SHORT EXERCISE:
Output the material word for word. Leave each picture out.

MATERIAL:
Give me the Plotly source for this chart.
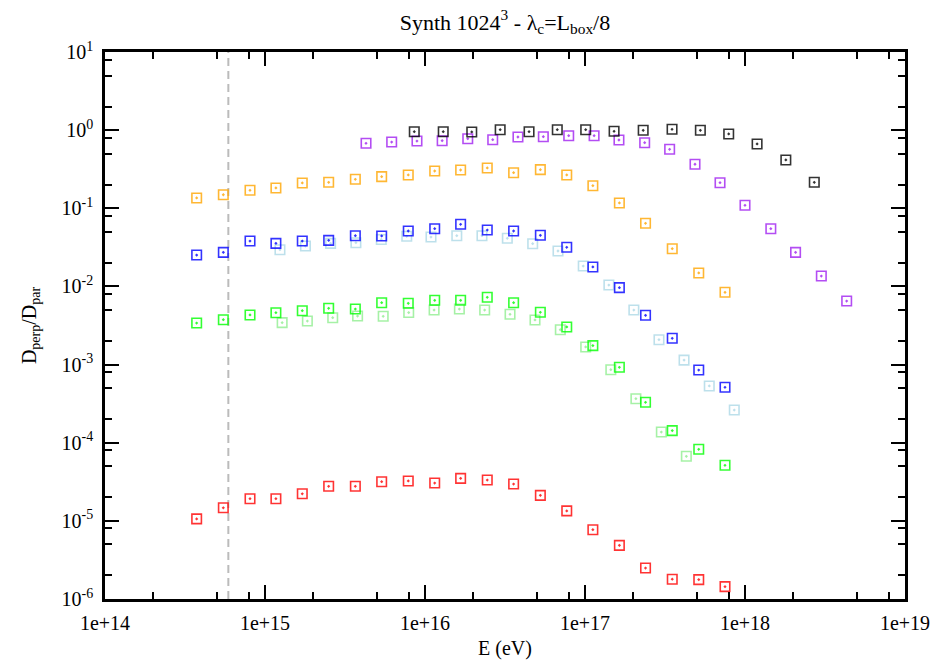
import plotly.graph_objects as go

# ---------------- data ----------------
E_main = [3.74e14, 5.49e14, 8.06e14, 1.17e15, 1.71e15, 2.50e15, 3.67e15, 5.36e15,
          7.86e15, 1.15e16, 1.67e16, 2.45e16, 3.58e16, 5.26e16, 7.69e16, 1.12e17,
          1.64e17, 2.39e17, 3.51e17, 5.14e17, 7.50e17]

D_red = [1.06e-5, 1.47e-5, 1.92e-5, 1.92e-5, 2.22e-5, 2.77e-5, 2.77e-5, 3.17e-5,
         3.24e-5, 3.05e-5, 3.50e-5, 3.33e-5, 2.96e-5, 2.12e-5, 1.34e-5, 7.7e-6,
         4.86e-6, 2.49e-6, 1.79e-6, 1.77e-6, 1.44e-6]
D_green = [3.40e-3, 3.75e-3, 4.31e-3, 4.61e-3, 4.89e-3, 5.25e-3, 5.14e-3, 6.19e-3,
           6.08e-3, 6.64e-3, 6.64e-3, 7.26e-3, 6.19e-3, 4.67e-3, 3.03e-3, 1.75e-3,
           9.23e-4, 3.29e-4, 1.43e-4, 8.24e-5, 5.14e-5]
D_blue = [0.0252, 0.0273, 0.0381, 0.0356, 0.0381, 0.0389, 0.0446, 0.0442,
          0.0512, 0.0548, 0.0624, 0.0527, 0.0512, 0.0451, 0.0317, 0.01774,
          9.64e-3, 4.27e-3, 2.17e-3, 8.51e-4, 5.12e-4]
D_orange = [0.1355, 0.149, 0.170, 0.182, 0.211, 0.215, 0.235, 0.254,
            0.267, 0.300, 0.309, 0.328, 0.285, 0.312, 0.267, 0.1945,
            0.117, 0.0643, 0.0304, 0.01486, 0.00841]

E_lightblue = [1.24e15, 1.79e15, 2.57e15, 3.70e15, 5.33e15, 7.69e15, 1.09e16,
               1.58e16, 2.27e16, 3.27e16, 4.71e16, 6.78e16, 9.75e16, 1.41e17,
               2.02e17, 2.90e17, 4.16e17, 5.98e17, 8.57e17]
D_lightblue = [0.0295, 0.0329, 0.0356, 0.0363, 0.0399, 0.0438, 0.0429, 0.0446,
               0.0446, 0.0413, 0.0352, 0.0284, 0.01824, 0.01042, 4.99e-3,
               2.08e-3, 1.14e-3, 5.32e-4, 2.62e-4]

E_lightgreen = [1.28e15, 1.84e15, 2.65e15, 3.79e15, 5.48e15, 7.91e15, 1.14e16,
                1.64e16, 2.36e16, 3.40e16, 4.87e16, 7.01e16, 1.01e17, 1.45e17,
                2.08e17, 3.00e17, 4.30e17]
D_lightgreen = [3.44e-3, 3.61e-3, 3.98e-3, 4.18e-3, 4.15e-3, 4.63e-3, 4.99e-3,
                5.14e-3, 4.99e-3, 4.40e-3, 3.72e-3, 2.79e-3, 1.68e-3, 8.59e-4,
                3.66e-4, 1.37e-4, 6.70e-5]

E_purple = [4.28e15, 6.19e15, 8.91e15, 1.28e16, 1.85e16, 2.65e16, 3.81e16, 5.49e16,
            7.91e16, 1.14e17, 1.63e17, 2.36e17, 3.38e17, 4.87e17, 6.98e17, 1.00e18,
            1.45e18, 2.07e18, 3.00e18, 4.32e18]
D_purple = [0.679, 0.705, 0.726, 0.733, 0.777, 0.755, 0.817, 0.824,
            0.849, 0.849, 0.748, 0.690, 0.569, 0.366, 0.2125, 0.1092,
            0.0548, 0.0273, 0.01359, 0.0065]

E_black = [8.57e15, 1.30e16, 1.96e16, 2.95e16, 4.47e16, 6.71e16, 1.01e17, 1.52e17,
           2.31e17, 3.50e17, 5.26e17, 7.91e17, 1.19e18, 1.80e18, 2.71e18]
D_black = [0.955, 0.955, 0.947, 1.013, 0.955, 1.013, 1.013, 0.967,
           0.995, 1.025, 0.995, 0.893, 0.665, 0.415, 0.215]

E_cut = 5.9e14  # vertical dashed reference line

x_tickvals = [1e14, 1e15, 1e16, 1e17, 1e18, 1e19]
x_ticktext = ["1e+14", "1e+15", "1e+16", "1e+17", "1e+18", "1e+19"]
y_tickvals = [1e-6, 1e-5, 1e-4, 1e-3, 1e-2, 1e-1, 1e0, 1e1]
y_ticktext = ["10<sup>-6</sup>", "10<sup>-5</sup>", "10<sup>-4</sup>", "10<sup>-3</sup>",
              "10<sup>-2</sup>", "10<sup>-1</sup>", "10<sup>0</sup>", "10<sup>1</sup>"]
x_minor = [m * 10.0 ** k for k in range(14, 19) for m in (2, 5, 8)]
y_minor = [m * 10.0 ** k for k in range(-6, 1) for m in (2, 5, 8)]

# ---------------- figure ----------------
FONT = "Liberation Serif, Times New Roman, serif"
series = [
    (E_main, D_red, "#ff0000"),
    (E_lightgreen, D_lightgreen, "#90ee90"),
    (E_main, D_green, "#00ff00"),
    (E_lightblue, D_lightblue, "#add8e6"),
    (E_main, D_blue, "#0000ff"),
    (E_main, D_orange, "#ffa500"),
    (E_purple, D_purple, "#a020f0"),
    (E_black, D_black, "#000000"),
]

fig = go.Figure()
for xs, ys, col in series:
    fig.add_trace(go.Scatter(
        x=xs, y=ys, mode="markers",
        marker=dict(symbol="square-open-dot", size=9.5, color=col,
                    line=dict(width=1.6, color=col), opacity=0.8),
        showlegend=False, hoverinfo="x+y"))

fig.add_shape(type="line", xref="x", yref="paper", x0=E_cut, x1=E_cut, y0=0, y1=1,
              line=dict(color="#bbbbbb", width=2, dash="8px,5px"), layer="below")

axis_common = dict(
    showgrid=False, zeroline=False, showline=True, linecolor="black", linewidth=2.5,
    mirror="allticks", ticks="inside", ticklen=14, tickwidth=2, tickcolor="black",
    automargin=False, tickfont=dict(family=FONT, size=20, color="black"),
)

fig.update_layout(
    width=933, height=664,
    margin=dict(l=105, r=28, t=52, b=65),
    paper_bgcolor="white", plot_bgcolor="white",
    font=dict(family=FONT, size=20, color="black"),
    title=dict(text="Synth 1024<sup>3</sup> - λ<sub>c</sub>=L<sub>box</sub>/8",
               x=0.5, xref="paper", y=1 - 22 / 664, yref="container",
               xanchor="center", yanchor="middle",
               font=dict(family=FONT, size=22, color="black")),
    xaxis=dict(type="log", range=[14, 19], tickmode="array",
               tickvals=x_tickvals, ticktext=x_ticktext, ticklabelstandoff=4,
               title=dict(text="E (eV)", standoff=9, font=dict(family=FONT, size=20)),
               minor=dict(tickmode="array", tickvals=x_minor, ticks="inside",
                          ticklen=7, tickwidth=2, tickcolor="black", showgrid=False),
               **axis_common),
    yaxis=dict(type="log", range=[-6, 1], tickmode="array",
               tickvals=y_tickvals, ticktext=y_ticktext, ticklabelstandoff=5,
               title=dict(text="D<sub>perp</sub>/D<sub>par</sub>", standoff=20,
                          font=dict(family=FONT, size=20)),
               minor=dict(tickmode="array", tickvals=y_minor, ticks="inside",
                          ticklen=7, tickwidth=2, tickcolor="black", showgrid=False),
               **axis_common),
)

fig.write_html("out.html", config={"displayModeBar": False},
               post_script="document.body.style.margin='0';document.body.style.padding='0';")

ANSWER FOR THE TASK:
Give me the Plotly source for this chart.
import plotly.graph_objects as go

# ---------------- data ----------------
E_main = [3.74e14, 5.49e14, 8.06e14, 1.17e15, 1.71e15, 2.50e15, 3.67e15, 5.36e15,
          7.86e15, 1.15e16, 1.67e16, 2.45e16, 3.58e16, 5.26e16, 7.69e16, 1.12e17,
          1.64e17, 2.39e17, 3.51e17, 5.14e17, 7.50e17]

D_red = [1.06e-5, 1.47e-5, 1.92e-5, 1.92e-5, 2.22e-5, 2.77e-5, 2.77e-5, 3.17e-5,
         3.24e-5, 3.05e-5, 3.50e-5, 3.33e-5, 2.96e-5, 2.12e-5, 1.34e-5, 7.7e-6,
         4.86e-6, 2.49e-6, 1.79e-6, 1.77e-6, 1.44e-6]
D_green = [3.40e-3, 3.75e-3, 4.31e-3, 4.61e-3, 4.89e-3, 5.25e-3, 5.14e-3, 6.19e-3,
           6.08e-3, 6.64e-3, 6.64e-3, 7.26e-3, 6.19e-3, 4.67e-3, 3.03e-3, 1.75e-3,
           9.23e-4, 3.29e-4, 1.43e-4, 8.24e-5, 5.14e-5]
D_blue = [0.0252, 0.0273, 0.0381, 0.0356, 0.0381, 0.0389, 0.0446, 0.0442,
          0.0512, 0.0548, 0.0624, 0.0527, 0.0512, 0.0451, 0.0317, 0.01774,
          9.64e-3, 4.27e-3, 2.17e-3, 8.51e-4, 5.12e-4]
D_orange = [0.1355, 0.149, 0.170, 0.182, 0.211, 0.215, 0.235, 0.254,
            0.267, 0.300, 0.309, 0.328, 0.285, 0.312, 0.267, 0.1945,
            0.117, 0.0643, 0.0304, 0.01486, 0.00841]

E_lightblue = [1.24e15, 1.79e15, 2.57e15, 3.70e15, 5.33e15, 7.69e15, 1.09e16,
               1.58e16, 2.27e16, 3.27e16, 4.71e16, 6.78e16, 9.75e16, 1.41e17,
               2.02e17, 2.90e17, 4.16e17, 5.98e17, 8.57e17]
D_lightblue = [0.0295, 0.0329, 0.0356, 0.0363, 0.0399, 0.0438, 0.0429, 0.0446,
               0.0446, 0.0413, 0.0352, 0.0284, 0.01824, 0.01042, 4.99e-3,
               2.08e-3, 1.14e-3, 5.32e-4, 2.62e-4]

E_lightgreen = [1.28e15, 1.84e15, 2.65e15, 3.79e15, 5.48e15, 7.91e15, 1.14e16,
                1.64e16, 2.36e16, 3.40e16, 4.87e16, 7.01e16, 1.01e17, 1.45e17,
                2.08e17, 3.00e17, 4.30e17]
D_lightgreen = [3.44e-3, 3.61e-3, 3.98e-3, 4.18e-3, 4.15e-3, 4.63e-3, 4.99e-3,
                5.14e-3, 4.99e-3, 4.40e-3, 3.72e-3, 2.79e-3, 1.68e-3, 8.59e-4,
                3.66e-4, 1.37e-4, 6.70e-5]

E_purple = [4.28e15, 6.19e15, 8.91e15, 1.28e16, 1.85e16, 2.65e16, 3.81e16, 5.49e16,
            7.91e16, 1.14e17, 1.63e17, 2.36e17, 3.38e17, 4.87e17, 6.98e17, 1.00e18,
            1.45e18, 2.07e18, 3.00e18, 4.32e18]
D_purple = [0.679, 0.705, 0.726, 0.733, 0.777, 0.755, 0.817, 0.824,
            0.849, 0.849, 0.748, 0.690, 0.569, 0.366, 0.2125, 0.1092,
            0.0548, 0.0273, 0.01359, 0.0065]

E_black = [8.57e15, 1.30e16, 1.96e16, 2.95e16, 4.47e16, 6.71e16, 1.01e17, 1.52e17,
           2.31e17, 3.50e17, 5.26e17, 7.91e17, 1.19e18, 1.80e18, 2.71e18]
D_black = [0.955, 0.955, 0.947, 1.013, 0.955, 1.013, 1.013, 0.967,
           0.995, 1.025, 0.995, 0.893, 0.665, 0.415, 0.215]

E_cut = 5.9e14  # vertical dashed reference line

x_tickvals = [1e14, 1e15, 1e16, 1e17, 1e18, 1e19]
x_ticktext = ["1e+14", "1e+15", "1e+16", "1e+17", "1e+18", "1e+19"]
y_tickvals = [1e-6, 1e-5, 1e-4, 1e-3, 1e-2, 1e-1, 1e0, 1e1]
y_ticktext = ["10<sup>-6</sup>", "10<sup>-5</sup>", "10<sup>-4</sup>", "10<sup>-3</sup>",
              "10<sup>-2</sup>", "10<sup>-1</sup>", "10<sup>0</sup>", "10<sup>1</sup>"]
x_minor = [m * 10.0 ** k for k in range(14, 19) for m in (2, 5, 8)]
y_minor = [m * 10.0 ** k for k in range(-6, 1) for m in (2, 5, 8)]

# ---------------- figure ----------------
FONT = "Liberation Serif, Times New Roman, serif"
series = [
    (E_main, D_red, "#ff0000"),
    (E_lightgreen, D_lightgreen, "#90ee90"),
    (E_main, D_green, "#00ff00"),
    (E_lightblue, D_lightblue, "#add8e6"),
    (E_main, D_blue, "#0000ff"),
    (E_main, D_orange, "#ffa500"),
    (E_purple, D_purple, "#a020f0"),
    (E_black, D_black, "#000000"),
]

fig = go.Figure()
for xs, ys, col in series:
    fig.add_trace(go.Scatter(
        x=xs, y=ys, mode="markers",
        marker=dict(symbol="square-open-dot", size=9.5, color=col,
                    line=dict(width=1.6, color=col), opacity=0.8),
        showlegend=False, hoverinfo="x+y"))

fig.add_shape(type="line", xref="x", yref="paper", x0=E_cut, x1=E_cut, y0=0, y1=1,
              line=dict(color="#bbbbbb", width=2, dash="8px,5px"), layer="below")

axis_common = dict(
    showgrid=False, zeroline=False, showline=True, linecolor="black", linewidth=2.5,
    mirror="allticks", ticks="inside", ticklen=14, tickwidth=2, tickcolor="black",
    automargin=False, tickfont=dict(family=FONT, size=20, color="black"),
)

fig.update_layout(
    width=933, height=664,
    margin=dict(l=105, r=28, t=52, b=65),
    paper_bgcolor="white", plot_bgcolor="white",
    font=dict(family=FONT, size=20, color="black"),
    title=dict(text="Synth 1024<sup>3</sup> - λ<sub>c</sub>=L<sub>box</sub>/8",
               x=0.5, xref="paper", y=1 - 22 / 664, yref="container",
               xanchor="center", yanchor="middle",
               font=dict(family=FONT, size=22, color="black")),
    xaxis=dict(type="log", range=[14, 19], tickmode="array",
               tickvals=x_tickvals, ticktext=x_ticktext, ticklabelstandoff=4,
               title=dict(text="E (eV)", standoff=9, font=dict(family=FONT, size=20)),
               minor=dict(tickmode="array", tickvals=x_minor, ticks="inside",
                          ticklen=7, tickwidth=2, tickcolor="black", showgrid=False),
               **axis_common),
    yaxis=dict(type="log", range=[-6, 1], tickmode="array",
               tickvals=y_tickvals, ticktext=y_ticktext, ticklabelstandoff=5,
               title=dict(text="D<sub>perp</sub>/D<sub>par</sub>", standoff=20,
                          font=dict(family=FONT, size=20)),
               minor=dict(tickmode="array", tickvals=y_minor, ticks="inside",
                          ticklen=7, tickwidth=2, tickcolor="black", showgrid=False),
               **axis_common),
)

fig.write_html("out.html", config={"displayModeBar": False},
               post_script="document.body.style.margin='0';document.body.style.padding='0';")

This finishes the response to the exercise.